Let’s postpone the proof of this lemma. We saw that to say that ${f}$ was a left Kan extension (that is, that the augmentation ${f([-1])}$ came from the colimit) was equivalent to saying that the diagram

$\displaystyle F: \Delta^{op +}_{inj, [n]/} \rightarrow \mathcal{C} \ \ \ \ \ (3)$

was a colimit diagram. However, because the target category is ${(\Delta^1)^{n+1}}$, this is equivalent to (3) being a limit diagram. In other words, that’s equivalent to the image of the initial object (which is the identity map ${[n] \rightarrow [n]}$) being determined as a limit of all the other objects. That is, ${F([n]) = f([n])}$ needs to be a limit of all the other objects in some sense.

It’s now easy to believe that this condition is equivalent to ${f}$‘s being a right Kan extension. However, there is a bit of checking to do. So far, we’ve said that ${f}$ was a left Kan extension if and only if ${ F: \Delta^{op +}_{inj, [n]/} \rightarrow \mathcal{C}}$ was a limit diagram at the cone point ${[n]}$. In other words, this is saying that

$\displaystyle f([n]) = \lim_{\Delta^{op +, \leq n-1}_{inj, [n]/}} F.$

This is a complicated condition, but it is saying that ${f([n])}$ is the limit over all injections of ${[k], k \leq n-1}$ equipped with a map to ${[n]}$ (or rather, the opposite to that).

To turn this into a condition on right Kan extensions, we have to replace ${\Delta^{op +, \leq n-1}_{inj, [n]}}$ by the category

$\displaystyle \Delta^{op +, \leq n-1}_{[n]/}$

where we don’t just consider injective maps.
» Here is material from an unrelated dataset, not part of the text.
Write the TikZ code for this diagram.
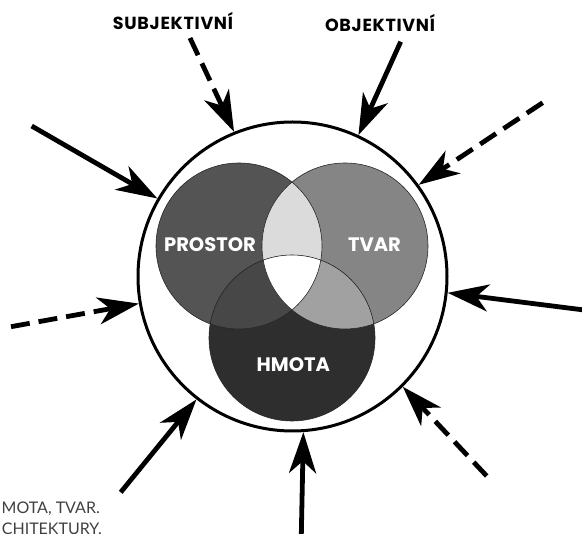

This is what it means for ${f}$ to be a right Kan extension at ${n}$: ${f([n])}$ has to be the limit of the diagram of all things that ${[n]}$ maps to in ${\Delta^{op, \leq n-1}_{[n]/}}$.

To see this, we use a cofinality argument again:

Proposition 10 The map ${\Delta^{op +, \leq n-1}_{inj, [n]/} \rightarrow \Delta^{op +, \leq n-1}_{[n]/}}$ is right cofinal.
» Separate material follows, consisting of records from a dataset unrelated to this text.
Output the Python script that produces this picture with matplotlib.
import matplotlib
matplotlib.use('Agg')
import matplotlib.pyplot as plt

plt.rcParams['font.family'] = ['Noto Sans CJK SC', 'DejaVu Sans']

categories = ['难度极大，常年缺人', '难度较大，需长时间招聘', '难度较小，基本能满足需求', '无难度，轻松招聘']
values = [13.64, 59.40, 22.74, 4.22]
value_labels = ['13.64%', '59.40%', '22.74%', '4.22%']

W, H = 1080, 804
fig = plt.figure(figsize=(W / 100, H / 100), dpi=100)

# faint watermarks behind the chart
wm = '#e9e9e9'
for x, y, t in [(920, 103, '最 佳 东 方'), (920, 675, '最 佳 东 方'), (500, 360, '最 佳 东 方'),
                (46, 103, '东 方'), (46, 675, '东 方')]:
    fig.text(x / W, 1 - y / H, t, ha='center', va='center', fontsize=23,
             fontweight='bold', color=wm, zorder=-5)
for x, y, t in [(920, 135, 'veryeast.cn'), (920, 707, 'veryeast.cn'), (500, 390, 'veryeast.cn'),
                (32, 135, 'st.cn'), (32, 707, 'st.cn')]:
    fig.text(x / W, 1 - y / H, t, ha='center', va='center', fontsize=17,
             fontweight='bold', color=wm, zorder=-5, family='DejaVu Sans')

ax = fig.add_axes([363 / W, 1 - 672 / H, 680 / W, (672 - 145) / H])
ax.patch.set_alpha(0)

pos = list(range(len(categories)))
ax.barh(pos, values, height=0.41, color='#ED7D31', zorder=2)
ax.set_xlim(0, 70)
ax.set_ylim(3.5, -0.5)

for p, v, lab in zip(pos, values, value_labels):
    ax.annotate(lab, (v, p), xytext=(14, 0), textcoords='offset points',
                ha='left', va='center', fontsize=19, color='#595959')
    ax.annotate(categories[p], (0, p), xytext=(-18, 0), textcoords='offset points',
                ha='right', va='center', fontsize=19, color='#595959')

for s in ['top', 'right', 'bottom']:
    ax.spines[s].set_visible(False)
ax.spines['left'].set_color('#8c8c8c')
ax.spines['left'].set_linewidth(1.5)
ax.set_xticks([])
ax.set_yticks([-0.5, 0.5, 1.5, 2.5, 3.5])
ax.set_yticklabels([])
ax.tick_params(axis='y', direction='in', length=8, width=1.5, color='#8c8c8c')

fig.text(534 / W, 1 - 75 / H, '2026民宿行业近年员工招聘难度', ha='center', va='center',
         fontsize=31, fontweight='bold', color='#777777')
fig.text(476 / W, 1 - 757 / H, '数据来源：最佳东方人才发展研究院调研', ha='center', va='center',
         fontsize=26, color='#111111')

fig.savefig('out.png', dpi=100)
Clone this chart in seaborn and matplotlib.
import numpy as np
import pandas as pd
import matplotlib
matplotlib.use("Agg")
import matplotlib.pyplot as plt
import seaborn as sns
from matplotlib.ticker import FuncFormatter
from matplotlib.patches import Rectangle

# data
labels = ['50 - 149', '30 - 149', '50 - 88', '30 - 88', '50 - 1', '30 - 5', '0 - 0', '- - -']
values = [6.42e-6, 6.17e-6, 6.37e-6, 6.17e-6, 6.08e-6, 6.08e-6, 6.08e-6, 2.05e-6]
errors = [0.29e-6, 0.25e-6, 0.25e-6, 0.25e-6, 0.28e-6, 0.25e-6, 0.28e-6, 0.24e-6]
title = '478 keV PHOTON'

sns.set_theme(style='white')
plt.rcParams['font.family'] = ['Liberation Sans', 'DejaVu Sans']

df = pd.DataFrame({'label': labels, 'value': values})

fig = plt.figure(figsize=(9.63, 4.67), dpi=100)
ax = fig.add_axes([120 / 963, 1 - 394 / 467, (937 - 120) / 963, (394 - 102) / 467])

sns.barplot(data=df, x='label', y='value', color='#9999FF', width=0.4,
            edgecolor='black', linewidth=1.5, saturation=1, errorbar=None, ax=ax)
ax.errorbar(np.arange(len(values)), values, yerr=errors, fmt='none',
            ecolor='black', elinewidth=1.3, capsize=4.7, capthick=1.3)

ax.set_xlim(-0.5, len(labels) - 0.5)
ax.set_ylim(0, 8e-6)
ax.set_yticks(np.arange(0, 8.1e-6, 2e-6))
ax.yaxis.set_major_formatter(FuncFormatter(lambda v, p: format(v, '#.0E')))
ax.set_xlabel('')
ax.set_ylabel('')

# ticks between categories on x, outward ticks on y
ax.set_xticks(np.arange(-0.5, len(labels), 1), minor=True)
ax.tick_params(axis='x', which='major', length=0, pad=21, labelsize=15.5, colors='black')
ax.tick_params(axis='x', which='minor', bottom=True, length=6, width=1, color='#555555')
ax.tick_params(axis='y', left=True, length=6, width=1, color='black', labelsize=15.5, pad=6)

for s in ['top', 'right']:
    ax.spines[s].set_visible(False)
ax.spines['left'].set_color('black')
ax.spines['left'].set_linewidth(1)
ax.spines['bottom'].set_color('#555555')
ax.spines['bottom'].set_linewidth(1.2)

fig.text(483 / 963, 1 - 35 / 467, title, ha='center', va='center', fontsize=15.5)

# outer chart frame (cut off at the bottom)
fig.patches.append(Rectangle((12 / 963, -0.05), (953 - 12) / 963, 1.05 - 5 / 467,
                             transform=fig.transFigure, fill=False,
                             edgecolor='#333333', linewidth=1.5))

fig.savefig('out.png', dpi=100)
Here “right cofinal” is the dual to cofinal: it means that the map of opposite categories is cofinal. In other words,

$\displaystyle \Delta^{+, \leq n-1}_{inj, /[n]} \rightarrow \Delta^{\leq n-1}_{/[n]}$

is cofinal. To see this, in turn, we have to show (by Theorem A) that given an object ${[p] \rightarrow [n]}$ in the second category, the category of diagrams

is contractible. Here the map ${[m] \rightarrow [n]}$ is required to be injective. But this category has an initial object, which comes from the image of ${[p] }$ in ${[n]}$.
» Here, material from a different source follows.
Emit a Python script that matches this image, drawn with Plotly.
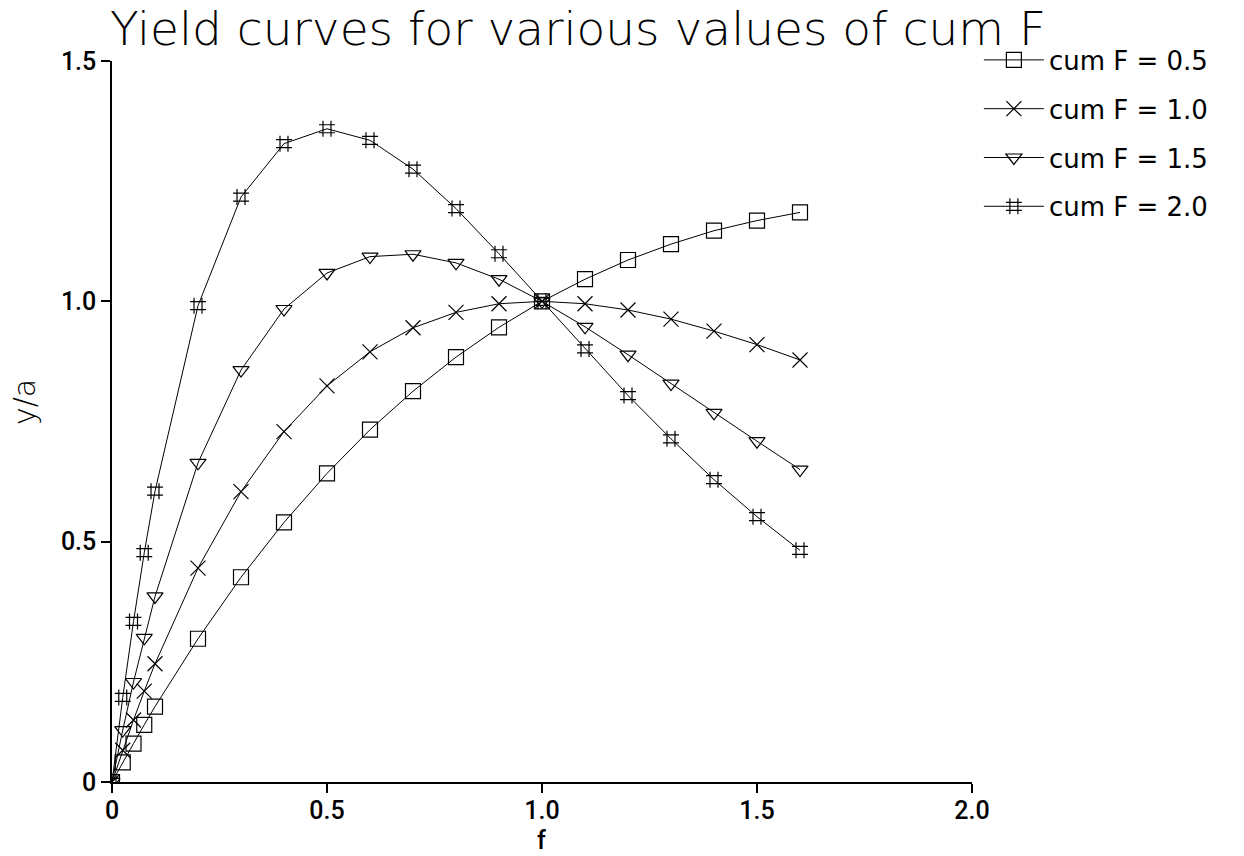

Let’s put this all together:

1. To say that ${f}$ is a left Kan extension is, by definition, equivalent to saying that ${f|_{\Delta^{op}_{\leq n}} }$ has colimit ${f( [-1])}$.
2. By a cofinality lemma, this is equivalent to saying that ${F: \Delta^{op +}_{inj, [n]/} \rightarrow \mathcal{C}}$ is a colimit diagram (at the cone point ${[-1] \rightarrow [n]}$). Note that this is a cubical diagram.
3. By a lemma about stable ${\infty}$-categories, this in turn is equivalent to saying that ${F}$ is a limit diagram at ${n}$. In other words, that ${F([n]) = f([n])}$ is the limit of ${\Delta^{op + \leq n-1}_{inj, [n]/}}$.
4. Using another cofinality argument, this is equivalent to saying that ${f([n])}$ is the limit of ${f|_{ \Delta^{op + \leq n-1}_{[n]/}}}$.
5. This in turn states precisely that ${f}$ is a right Kan extension at ${n}$.

This completes the proof of the (somewhat technical) lemma we need for the Dold-Kan correspondence, modulo the lemma on cubical diagrams.